For future generations
Susan Welsh -- Interior Design, 4/1/2003 12:00:00 AM
"This place is too child-friendly," mutters one exasperated mum as she tries to extract her small daughter, clearly beside herself with delight, from the new children's department at Selfridges & Co., London. Future Systems principal architect Jan Kaplicky, who designed the 12,000-square-foot area, isn't surprised that it's a hit with the young. As with all Future Systems projects—including Comme des Garçons boutiques in New York, Paris, and Tokyo and a media center for Lord's cricket ground in London—the secret is in refusing to cater to received notions. "We try desperately to avoid 'kids' style,' treating children as rather mentally damaged people. Why use kindergarten colors, for example?" asks Kaplicky, who has personal experience with the tastes of the sandbox set. (He and Future Systems principal architect Amanda Levete have a 7-year-old son.)
With its space-age fixtures and intense but sophisticated palette, the children's department displays some of the hallmarks of Future Systems projects for grown-ups, but the details reveal kid-centric thoughtfulness. Clothing hangs inside gleaming white shells of GRP, suspended from the ceiling to allow youngsters to move about freely beneath.
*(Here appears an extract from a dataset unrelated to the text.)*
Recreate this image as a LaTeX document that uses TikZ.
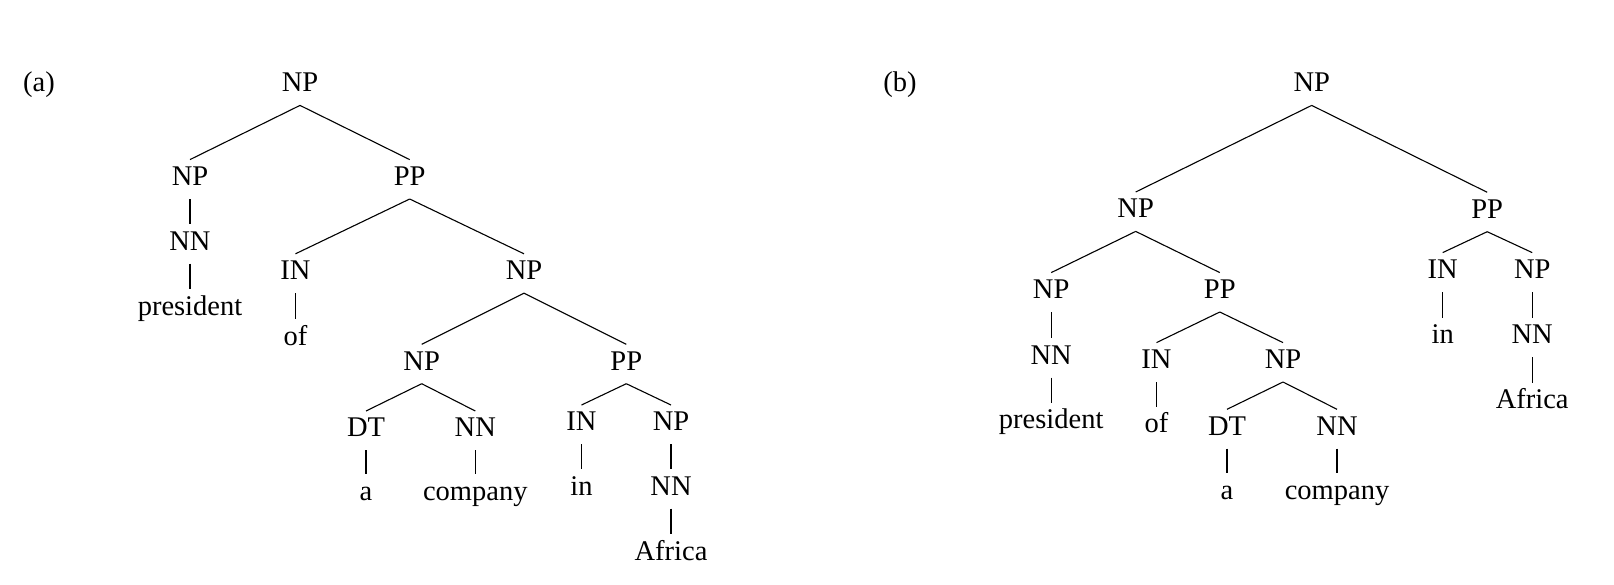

Clear blue acrylic surrounds original concrete structural columns, and the carpet—"not Yves Klein blue, but close"—is padded to produce just a suspicion of bounce. "I've seen kids take off their shoes as soon as they arrive," Kaplicky says. More surprises await at every turn: a forest of fiber-optic cables with colorful glowing tips; an orange carpeted hummock that acts as both a display fixture and a play area; portions of floor covered in shiny blue resin-coated pebble tile. And, the architect points out, all was accomplished on a restricted budget—Selfridges intends for such a space to last five years, maximum. "This is not Prada," he says.
It is, however, part of an increasingly fruitful Selfridges collaboration, to culminate in September with the opening of a Birmingham branch built by Future Systems. The 250,000-square-foot structure, an irregular shape covered in 30,000 convex aluminum disks, may be the world's first department store with no right angles. It will surely raise the profile of Future Systems in the U.S., where Kaplicky feels that the firm's work has been ignored or, worse, misunderstood. In the meantime, at least the kids are happy.